Supreme Court vacancy
After Supreme Court Justice Anthony Kennedy announced last week that he would retire soon, the Trump administration signaled an eagerness to get a nominee confirmed to the court before the upcoming midterm elections.
- Collins also told “State of the Union” that she is not comfortable with President Donald Trump’s list of 25 potential Supreme Court nominees. “Now, some of the people on the list, I have not vetted at all at this point. One of them, I voted against years ago. And I would have to do a great deal more work on many of them.”
- Graham on “Meet the Press” called Trump’s list of 25 judges “highly qualified. He challenged concerns that a new Supreme Court justice appointed by Trump would lead to the overturning of Roe v. Wade. “You don’t overturn precedent unless there’s a good reason,” he said. He also said he’d like a justice who is “conservative, not crazy.”
- Both Democratic Sens. Tammy Duckworth of Illinois on “State of the Union” and Amy Klobuchar of Minnesota on ABC’s “This Week” agreed that the nomination should be delayed until after midterm elections in four months.
- One concern for some senators, Sen. Maria Cantwell, D-Washington, said, is being edged out by voting against the Supreme Court nominee. She told “Meet the Press”: “My colleagues on both sides of the aisle know that this vote could be one of the key votes of their entire career. … If they vote for somebody who’s going to change precedent, it could be a career-ending move.”

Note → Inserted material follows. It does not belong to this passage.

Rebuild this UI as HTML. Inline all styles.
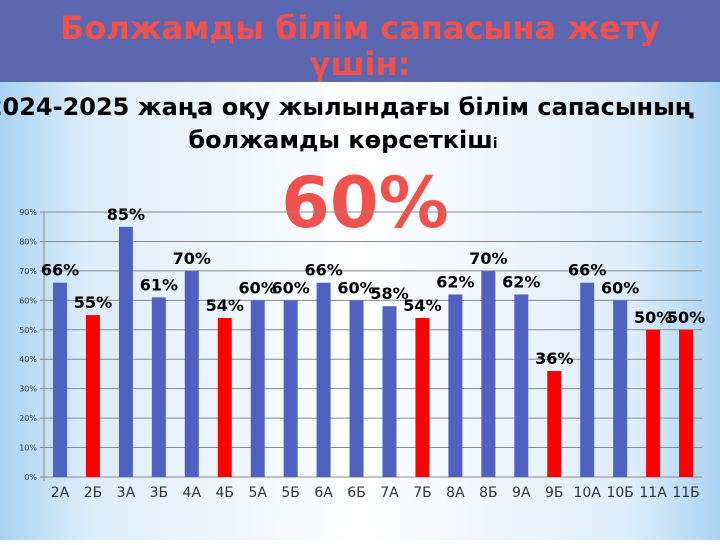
<!DOCTYPE html>
<html><head><meta charset="utf-8"><style>
body{margin:0;width:720px;height:540px;overflow:hidden;}
</style></head><body>
<svg width="720" height="540" xmlns="http://www.w3.org/2000/svg" font-family="DejaVu Sans, Liberation Sans, sans-serif">
<defs>
<linearGradient id="bg" x1="0" x2="1" y1="0" y2="0">
<stop offset="0" stop-color="#a9d3f2"/><stop offset="0.12" stop-color="#dcedfa"/>
<stop offset="0.5" stop-color="#ffffff"/><stop offset="0.88" stop-color="#dcedfa"/><stop offset="1" stop-color="#a9d3f2"/>
</linearGradient>
</defs>
<rect width="720" height="540" fill="url(#bg)"/>
<rect width="720" height="82" fill="#5b68b0"/>
<text x="360" y="39" text-anchor="middle" font-size="32" font-weight="bold" fill="#f0514c">Болжамды білім сапасына жету</text>
<text x="360" y="75" text-anchor="middle" font-size="32" font-weight="bold" fill="#f0514c">үшін:</text>
<text x="340" y="115" text-anchor="middle" font-size="24" font-weight="bold" fill="#000">2024-2025 жаңа оқу жылындағы білім сапасының</text>
<text x="343" y="148" text-anchor="middle" font-size="24" font-weight="bold" fill="#000">болжамды көрсеткіш<tspan font-size="14">і</tspan></text>
<text x="365" y="227" text-anchor="middle" font-size="70" font-weight="bold" fill="#f0514c">60%</text>
<g stroke="#8a8a8a" stroke-width="1">
<line x1="40" x2="702" y1="477" y2="477"/><line x1="40" x2="702" y1="447.56" y2="447.56"/>
<line x1="40" x2="702" y1="418.12" y2="418.12"/><line x1="40" x2="702" y1="388.68" y2="388.68"/>
<line x1="40" x2="702" y1="359.24" y2="359.24"/><line x1="40" x2="702" y1="329.8" y2="329.8"/>
<line x1="40" x2="702" y1="300.36" y2="300.36"/><line x1="40" x2="702" y1="270.92" y2="270.92"/>
<line x1="40" x2="702" y1="241.48" y2="241.48"/><line x1="40" x2="702" y1="212.04" y2="212.04"/>
<line x1="44" x2="44" y1="212" y2="481"/>
</g>
<g font-size="8" fill="#333" text-anchor="end">
<text x="37" y="480">0%</text><text x="37" y="450.5">10%</text><text x="37" y="421">20%</text>
<text x="37" y="391.7">30%</text><text x="37" y="362.2">40%</text><text x="37" y="332.8">50%</text>
<text x="37" y="303.4">60%</text><text x="37" y="273.9">70%</text><text x="37" y="244.5">80%</text>
<text x="37" y="215">90%</text>
</g>
<g>
<rect x="53" y="282.7" width="14" height="194.3" fill="#4f62c2"/>
<rect x="85.95" y="315.1" width="14" height="161.9" fill="#ff0000"/>
<rect x="118.9" y="226.8" width="14" height="250.2" fill="#4f62c2"/>
<rect x="151.85" y="297.4" width="14" height="179.6" fill="#4f62c2"/>
<rect x="184.8" y="270.9" width="14" height="206.1" fill="#4f62c2"/>
<rect x="217.75" y="318" width="14" height="159" fill="#ff0000"/>
<rect x="250.7" y="300.4" width="14" height="176.6" fill="#4f62c2"/>
<rect x="283.65" y="300.4" width="14" height="176.6" fill="#4f62c2"/>
<rect x="316.6" y="282.7" width="14" height="194.3" fill="#4f62c2"/>
<rect x="349.55" y="300.4" width="14" height="176.6" fill="#4f62c2"/>
<rect x="382.5" y="306.2" width="14" height="170.8" fill="#4f62c2"/>
<rect x="415.45" y="318" width="14" height="159" fill="#ff0000"/>
<rect x="448.4" y="294.5" width="14" height="182.5" fill="#4f62c2"/>
<rect x="481.35" y="270.9" width="14" height="206.1" fill="#4f62c2"/>
<rect x="514.3" y="294.5" width="14" height="182.5" fill="#4f62c2"/>
<rect x="547.25" y="371" width="14" height="106" fill="#ff0000"/>
<rect x="580.2" y="282.7" width="14" height="194.3" fill="#4f62c2"/>
<rect x="613.15" y="300.4" width="14" height="176.6" fill="#4f62c2"/>
<rect x="646.1" y="329.8" width="14" height="147.2" fill="#ff0000"/>
<rect x="679.05" y="329.8" width="14" height="147.2" fill="#ff0000"/>
</g>
<g font-size="16" font-weight="bold" fill="#000" text-anchor="middle">
<text x="60" y="275.7">66%</text><text x="92.95" y="308.1">55%</text><text x="125.9" y="219.8">85%</text>
<text x="158.85" y="290.4">61%</text><text x="191.8" y="263.9">70%</text><text x="224.75" y="311">54%</text>
<text x="257.7" y="293.4">60%</text><text x="290.65" y="293.4">60%</text><text x="323.6" y="275.7">66%</text>
<text x="356.55" y="293.4">60%</text><text x="389.5" y="299.2">58%</text><text x="422.45" y="311">54%</text>
<text x="455.4" y="287.5">62%</text><text x="488.35" y="263.9">70%</text><text x="521.3" y="287.5">62%</text>
<text x="554.25" y="364">36%</text><text x="587.2" y="275.7">66%</text><text x="620.15" y="293.4">60%</text>
<text x="653.1" y="322.8">50%</text><text x="686.05" y="322.8">50%</text>
</g>
<g font-size="14" fill="#333" text-anchor="middle">
<text x="60" y="497">2А</text><text x="92.95" y="497">2Б</text><text x="125.9" y="497">3А</text>
<text x="158.85" y="497">3Б</text><text x="191.8" y="497">4А</text><text x="224.75" y="497">4Б</text>
<text x="257.7" y="497">5А</text><text x="290.65" y="497">5Б</text><text x="323.6" y="497">6А</text>
<text x="356.55" y="497">6Б</text><text x="389.5" y="497">7А</text><text x="422.45" y="497">7Б</text>
<text x="455.4" y="497">8А</text><text x="488.35" y="497">8Б</text><text x="521.3" y="497">9А</text>
<text x="554.25" y="497">9Б</text><text x="587.2" y="497">10А</text><text x="620.15" y="497">10Б</text>
<text x="653.1" y="497">11А</text><text x="686.05" y="497">11Б</text>
</g>
</svg>
</body></html>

- Some Democrats, including Senate Minority Whip Dick Durbin and Connecticut Sen. Richard Blumenthal, say the clearance of the judicial short list through the Federalist Society precludes them from Democratic support. Durbin told “Fox News Sunday” that the Federalist Society is “looking for someone on the court who will make sure that they rule that the Affordable Care Act’s protection of those with pre-existing conditions is unconstitutional.” Blumenthal said on “Face the Nation” that the organizations doing the vetting made it a condition that the nominee “commit to rolling back protections for health insurance.”
Calls to abolish ICE
- Duckworth, on “State of the Union,” relayed that she does not support calls from some Democrats to abolish ICE: “If you abolish ICE as it is, as an executive agency, it reflects the policies of the White House, of the President. You abolish ICE now, you still have the President with the same failed policies. Whatever you replace it with is just going to still reflect what this President wants to do.”
- Klobuchar on “This Week” expressed similar sentiments: “I think what has to change are the policies, and the people that are making these policies are making horrendous decisions like separating kids from their parents. We are always going to need immigration enforcement.”
- Blumenthal on CBS said abolishing the agency “will accomplish nothing unless we change the Trump policies.”